How to avoid a huge tax bill from your side-gig

If you don't want to burden yourself with a big tax bill, take a few steps now to limit what you owe.

  • Set aside tax money. Self-employed workers should set aside anywhere from 20% to 40% of their income to pay for taxes. So if you earn $1,000 every month from your side-gig, you'd save $200 to $400 of that to go towards your quarterly estimated taxes. If you overpay, usually that excess can go towards your next quarterly payment. The IRS won't know how much you overpaid until you file a tax return in April. But if you overpaid, it'll send you a refund.
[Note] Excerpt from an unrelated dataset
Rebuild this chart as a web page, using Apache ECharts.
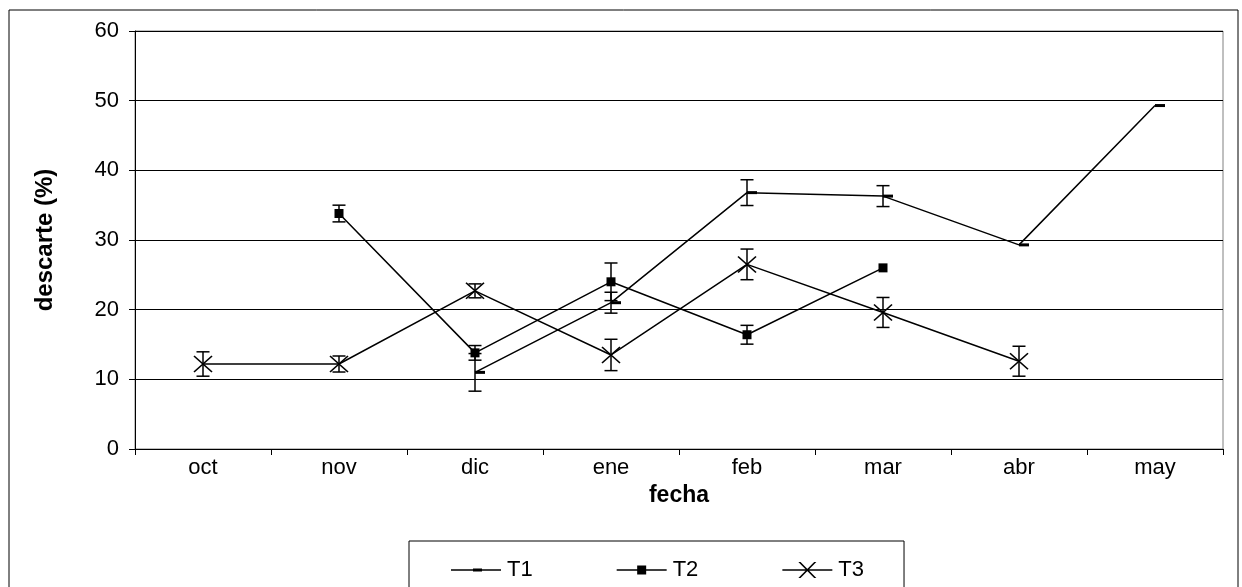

  • Open a separate business account. If you're running your own business, it's time to treat it like one. Having all your business income go through your business account can save you an exceptional amount of time and hassle come tax time. You'll be able to avoid sorting through bank statements to see what is "business" and what is "personal." It's also a good place to pay for business-related expenses, in case you have any. You may also want to consider incorporating your business so it's completely separate from personal income and expenses.
  • Talk to a professional. Taxes aren't simple, especially since rules can change every year. Whether you use software or hire an expert, you don't have to go at it alone. A professional can help you make sure you're doing your taxes the right away without facing penalties. They can help lower your tax bill and possibly increase your return.